PROBLEM TO SOLVE: Using the material below, print a verbatim copy of every line from the one containing "Rebuild this chart" through the one containing "from matplotlib.lines import Line2D", inclusive, and omit the pictures.

- - -

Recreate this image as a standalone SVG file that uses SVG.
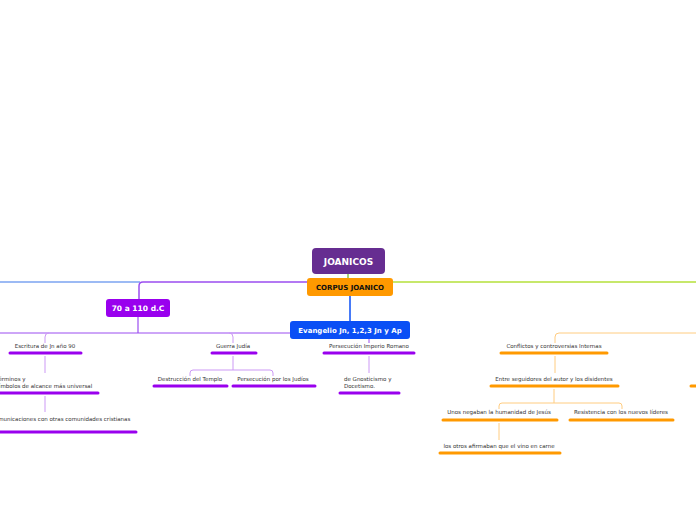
<svg xmlns="http://www.w3.org/2000/svg" width="696" height="520" viewBox="0 0 696 520">
<style>
.t{font-family:"DejaVu Sans","Liberation Sans",sans-serif;font-size:5.5px;fill:#333;text-anchor:middle}
.tl{text-anchor:start}
.b{font-family:"DejaVu Sans","Liberation Sans",sans-serif;font-weight:bold;text-anchor:middle}
.pb{stroke:#9900ee;stroke-width:3;stroke-linecap:round;fill:none}
.ob{stroke:#ff9900;stroke-width:3;stroke-linecap:round;fill:none}
.pc{stroke:#cc99f5;stroke-width:1;fill:none}
.oc{stroke:#ffcc80;stroke-width:1;fill:none}
</style>
<rect width="696" height="520" fill="#fff"/>
<g id="connectors">
<path d="M0 282 H140" stroke="#7ba3f0" stroke-width="1.5" fill="none"/>
<path d="M393 282 H696" stroke="#b5e03a" stroke-width="1.5" fill="none"/>
<path d="M307 282 H143 Q139 282 139 286 V300" stroke="#9b4df0" stroke-width="1.5" fill="none"/>
<path d="M348 274 V279" stroke="#8bc34a" stroke-width="1.5" fill="none"/>
<path d="M350 296 V322" stroke="#0a4ff5" stroke-width="1.5" fill="none"/>
<path d="M138 317 V333" stroke="#9b4df0" stroke-width="1.2" fill="none"/>
<path d="M0 333 H365 Q369 333 369 337 V343" stroke="#9b4df0" stroke-width="1" fill="none"/>
<path d="M45 337 Q45 333 49 333" class="pc"/>
<path d="M45 337 V343" class="pc"/>
<path d="M229 333 Q233 333 233 337 V343" class="pc"/>
<path d="M45 356 V373" class="pc"/>
<path d="M45 396 V412" class="pc"/>
<path d="M233 356 V370" class="pc"/>
<path d="M190 376 V373 Q190 370 193 370 H270 Q273 370 273 373 V376" class="pc"/>
<path d="M369 356 V373" class="pc"/>
<path d="M696 333 H559 Q555 333 555 337 V343" class="oc"/>
<path d="M555 356 V373" class="oc"/>
<path d="M554 389 V403" class="oc"/>
<path d="M499 409 V406 Q499 403 502 403 H619 Q622 403 622 406 V409" class="oc"/>
<path d="M499 423 V440" class="oc"/>
</g>
<g id="n-joanicos">
<rect x="312" y="248" width="73" height="26" rx="4" fill="#662d91"/>
<text class="b" x="348.5" y="265" font-size="9" fill="#fff">JOANICOS</text>
</g>
<g id="n-corpus">
<rect x="307" y="278" width="86" height="18" rx="3" fill="#ff9900"/>
<text class="b" x="350" y="289.5" font-size="7" fill="#111">CORPUS JOANICO</text>
</g>
<g id="n-70">
<rect x="106" y="299" width="64" height="18" rx="3" fill="#9900ee"/>
<text class="b" x="138" y="311" font-size="7.5" fill="#fff">70 a 110 d.C</text>
</g>
<g id="n-evangelio">
<rect x="290" y="321" width="120" height="18" rx="3" fill="#0a4ff5"/>
<text class="b" x="350" y="333" font-size="7" fill="#fff">Evangelio Jn, 1,2,3 Jn y Ap</text>
</g>
<g id="n-escritura">
<text class="t" x="45" y="348">Escritura de Jn año 90</text>
<path d="M10 353 H81" class="pb"/>
</g>
<g id="n-terminos">
<text class="t tl" x="-4" y="381">Términos y</text>
<text class="t tl" x="-4" y="388">símbolos de alcance más universal</text>
<path d="M0 393 H98" class="pb"/>
</g>
<g id="n-comunicaciones">
<text class="t tl" x="-9" y="421">Comunicaciones con otras comunidades cristianas</text>
<path d="M0 432 H136" class="pb"/>
</g>
<g id="n-guerra">
<text class="t" x="233" y="348">Guerra Judía</text>
<path d="M212 353 H256" class="pb"/>
</g>
<g id="n-destruccion">
<text class="t" x="190" y="381">Destrucción del Templo</text>
<path d="M154 386 H227" class="pb"/>
</g>
<g id="n-persecucion-judios">
<text class="t" x="273" y="381">Persecución por los Judíos</text>
<path d="M233 386 H315" class="pb"/>
</g>
<g id="n-persecucion-imperio">
<text class="t" x="369" y="348">Persecución Imperio Romano</text>
<path d="M324 353 H414" class="pb"/>
</g>
<g id="n-gnosticismo">
<text class="t tl" x="344" y="381">de Gnosticismo y</text>
<text class="t tl" x="344" y="388">Docetismo.</text>
<path d="M340 393 H399" class="pb"/>
</g>
<g id="n-conflictos">
<text class="t" x="554" y="348">Conflictos y controversias Internas</text>
<path d="M501 353 H607" class="ob"/>
</g>
<g id="n-entre">
<text class="t" x="554" y="381">Entre seguidores del autor y los disidentes</text>
<path d="M491 386 H618" class="ob"/>
</g>
<g id="n-unos">
<text class="t" x="499" y="414">Unos negaban la humanidad de Jesús</text>
<path d="M443 420 H557" class="ob"/>
</g>
<g id="n-resistencia">
<text class="t" x="621" y="414">Resistencia con los nuevos líderes</text>
<path d="M570 420 H673" class="ob"/>
</g>
<g id="n-otros">
<text class="t" x="499" y="448">los otros afirmaban que el vino en carne</text>
<path d="M440 453 H560" class="ob"/>
</g>
<g id="n-right">
<path d="M691 386 H700" class="ob"/>
</g>
</svg>
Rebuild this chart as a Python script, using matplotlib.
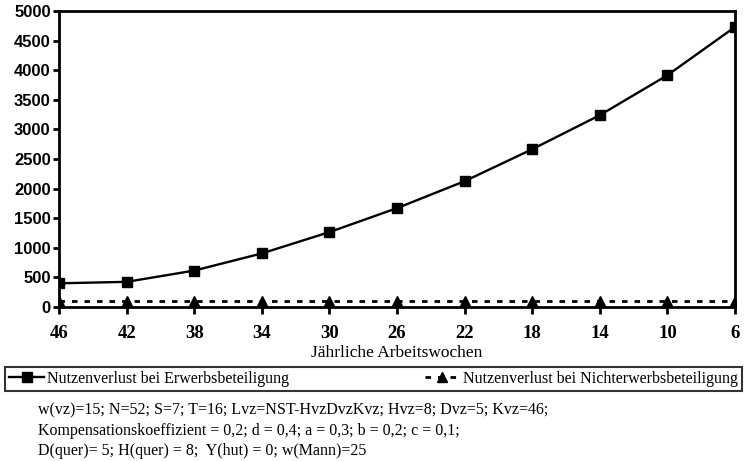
import numpy as np
import matplotlib.pyplot as plt
from matplotlib.lines import Line2D

# Jährliche Arbeitswochen (x-Kategorien)
wochen = ["46", "42", "38", "34", "30", "26", "22", "18", "14", "10", "6"]
# Nutzenverlust bei Erwerbsbeteiligung
verlust_erwerb = [400, 425, 615, 905, 1265, 1670, 2125, 2665, 3240, 3915, 4730]
# Nutzenverlust bei Nichterwerbsbeteiligung
verlust_nichterwerb = [95, 95, 95, 95, 95, 95, 95, 95, 95, 95, 95]

y_ticks = [0, 500, 1000, 1500, 2000, 2500, 3000, 3500, 4000, 4500, 5000]

fusstext = ("w(vz)=15; N=52; S=7; T=16; Lvz=NST-HvzDvzKvz; Hvz=8; Dvz=5; Kvz=46;\n"
            "Kompensationskoeffizient = 0,2; d = 0,4; a = 0,3; b = 0,2; c = 0,1;\n"
            "D(quer)= 5; H(quer) = 8;  Y(hut) = 0; w(Mann)=25")

plt.rcParams['font.family'] = ['Liberation Serif', 'DejaVu Serif']

fig = plt.figure(figsize=(7.44, 4.61), dpi=100)
ax = fig.add_axes([59 / 744, 1 - 307 / 461, (735 - 59) / 744, (307 - 11) / 461])

x = np.arange(len(wochen))
ax.plot(x, verlust_erwerb, color='black', lw=1.7, marker='s', ms=6.5)
ax.plot(x, verlust_nichterwerb, color='black', lw=2, ls=(0, (2, 2.5)),
        marker='^', ms=6.5)

ax.set_xlim(0, len(wochen) - 1)
ax.set_ylim(0, 5000)
ax.set_xticks(x)
ax.set_xticklabels(wochen, fontsize=13.5, fontweight='bold')
ax.set_yticks(y_ticks)
ax.set_yticklabels([str(v) for v in y_ticks], fontsize=12, fontweight='bold',
                   family=['Liberation Sans', 'DejaVu Sans'])
ax.tick_params(axis='x', direction='inout', length=10, width=2, pad=8)
ax.tick_params(axis='y', direction='out', length=4, width=2, pad=2)
for s in ax.spines.values():
    s.set_linewidth(2)

ax.set_xlabel('Jährliche Arbeitswochen', fontsize=12.5, labelpad=2)

# Legende als Rahmen unter dem Diagramm
handles = [
    Line2D([], [], color='black', lw=1.7, marker='s', ms=6.5),
    Line2D([], [], color='black', lw=2, ls=(0, (2, 2.5)), marker='^', ms=6.5),
]
leg = fig.legend(handles, ['Nutzenverlust bei Erwerbsbeteiligung',
                           'Nutzenverlust bei Nichterwerbsbeteiligung'],
                 loc='upper left',
                 bbox_to_anchor=(5 / 744, 1 - 367 / 461, 737 / 744, 0.0),
                 mode='expand', ncol=2, frameon=True, fancybox=False,
                 fontsize=11.5, handlelength=2.2, handletextpad=0.2,
                 borderpad=0.25, borderaxespad=0, edgecolor='black')
leg.get_frame().set_linewidth(1.5)

fig.text(38 / 744, 1 - 402 / 461, fusstext, fontsize=11.5, va='top', ha='left',
         linespacing=1.38)

fig.savefig('out.png', dpi=100)
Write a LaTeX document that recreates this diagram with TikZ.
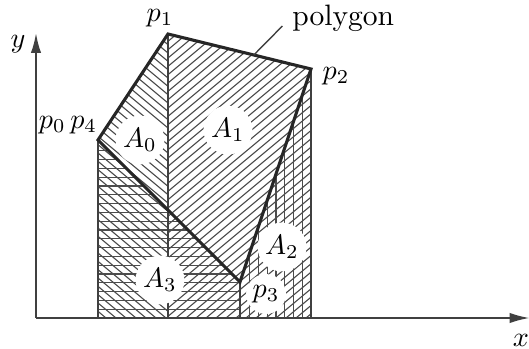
\documentclass[tikz,border=0pt]{standalone}
\usepackage{amsmath}
\usetikzlibrary{calc,arrows.meta}

\tikzset{
  hatch/.style={line width=0.4pt, black!70},
  edge/.style={line width=1.1pt, black!85},
  side/.style={line width=0.5pt, black!75},
  axis/.style={line width=0.7pt, black!75, -{Latex[length=2.5mm, width=1.3mm]}},
  halo/.style={circle, fill=white, inner sep=1pt},
}

\begin{document}
\begin{tikzpicture}
  \useasboundingbox (-0.45,-0.3875) rectangle (6.1625,3.975);
  % Vertices
  \coordinate (O) at (0,0);
  \coordinate (p0) at (0.775,2.225);
  \coordinate (p1) at (1.65,3.55);
  \coordinate (p2) at (3.4375,3.1125);
  \coordinate (p3) at (2.55,0.45);
  \coordinate (xend) at (6.17,0);
  \coordinate (yend) at (0,3.5625);

  % A0 (north west lines)
  \begin{scope}
    \clip (p0) -- (p1) -- (p1 |- O) -- (p0 |- O) -- cycle;
    \foreach \c in {0,0.125,...,7} \draw[hatch] (\c,0) -- ++(-4.8,4);
  \end{scope}
  % A1 (north east lines)
  \begin{scope}
    \clip (p1) -- (p2) -- (p2 |- O) -- (p1 |- O) -- cycle;
    \foreach \c in {-3,-2.875,...,3.5} \draw[hatch] (\c,0) -- ++(4.8,4);
  \end{scope}
  % A2 (vertical lines)
  \begin{scope}
    \clip (p3) -- (p2) -- (p2 |- O) -- (p3 |- O) -- cycle;
    \foreach \c in {2.67,2.78,...,3.4} \draw[hatch] (\c,0) -- (\c,4);
  \end{scope}
  % A3 (horizontal lines)
  \begin{scope}
    \clip (p0) -- (p3) -- (p3 |- O) -- (p0 |- O) -- cycle;
    \foreach \c in {0.11,0.22,...,2.3} \draw[hatch] (0,\c) -- (4,\c);
  \end{scope}

  % Trapezoid sides
  \draw[side] (p0) -- (p0 |- O);
  \draw[side] (p1) -- (p1 |- O);
  \draw[side] (p3) -- (p3 |- O);
  \draw[side] (p2) -- (p2 |- O);

  % Axes
  \draw[axis] (O) -- (xend);
  \draw[axis] (O) -- (yend);
  \node (lx) at (6.06,-0.28) {$x$};
  \node (ly) at (-0.225,3.425) {$y$};

  % Polygon
  \draw[edge] (p0) -- (p1) -- (p2) -- (p3) -- cycle;
  \node (poly) [anchor=base west, font=\fontsize{10.5}{12}\selectfont] at (3.08,3.65) {polygon};
  \draw[side] (poly.base west) -- ($(p1)!0.6!(p2)$);

  % Vertex labels
  \node (lp04) at (0.4,2.41) {$p_0\,p_4$};
  \node (lp1) at (1.55,3.75) {$p_1$};
  \node (lp2) at (3.75,3.025) {$p_2$};
  \node[halo] (lp3) at (2.875,0.3) {$p_3$};

  % Areas
  \node[halo] (a0) at (1.3,2.225) {$A_0$};
  \node[halo] (a1) at (2.4,2.35) {$A_1$};
  \node[halo] (a2) at (3.075,0.8875) {$A_2$};
  \node[halo] (a3) at (1.55,0.475) {$A_3$};
\end{tikzpicture}
\end{document}
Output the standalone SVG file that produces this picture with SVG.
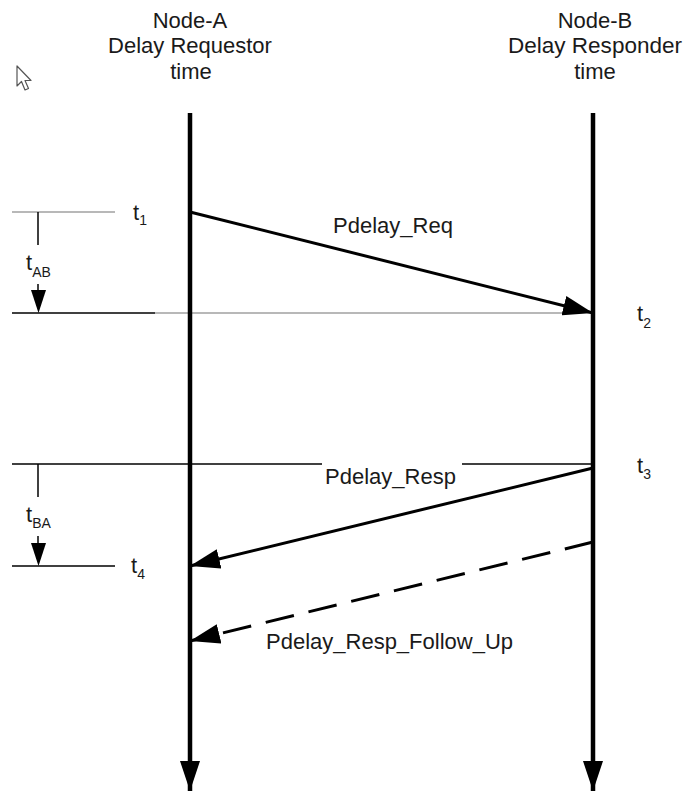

- - -

WRITTEN SOLUTION:
Rebuild this chart as a Python script, using matplotlib.
import numpy as np
import matplotlib.pyplot as plt
from matplotlib.lines import Line2D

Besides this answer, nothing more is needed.